The youngest of seven children born to working-class parents, Moore took her first job out of high school as a stenographer, vowing to make a difference for her family.
“The next floor you scrub,” she told her mom, who washed floors on her hands and knees as a domestic worker, “will be your own” (PEOPLE magazine).
Five years later, she cashed in on that promise when she purchased a home for her family and nabbed a spot on “Another World” as Nurse Linda, where she had a 10-year-run.
“We didn’t have the money, but we had the moral support,” Moore, 70, told PEOPLE of her upbringing. “Even though I was the youngest, I always was the one who wanted to do it, wanted to go for it. I always had that drive in me.”
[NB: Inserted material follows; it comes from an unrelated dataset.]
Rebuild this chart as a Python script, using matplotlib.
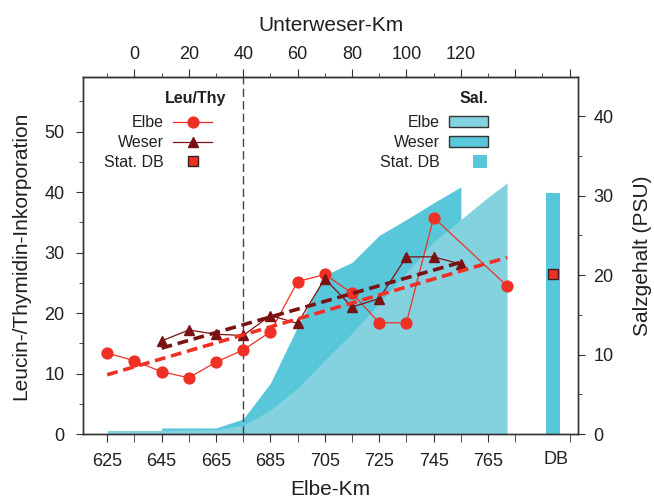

Following her soap career, Moore discovered her second love… theater, which later transitioned into a television career. Unhappy with the makeup then available to Black performers; however, Moore took it upon herself to create her own palette.
“I concocted my own,” Moore said “But then, the lightbulb: You’re not the only one suffering from this. This is not just your personal dilemma, there is a dilemma. There is a need.”
In 1979, Moore with the help of her husband, Billy Helms, launched Vera Moore Cosmetics after they mortgaged their home to open a small mall shop. Today, Moore’s line is marketed in 56 Duane Reade stores and Walgreens specialty makeup “LOOK boutiques” across the country, including Puerto Rico and China.
Moore thanks God for her continued success. “I’ve had so many challenges,” said Moore. “How did I survive them, and come up smiling? I have to always go to a higher power, a higher being. I thank God every day.”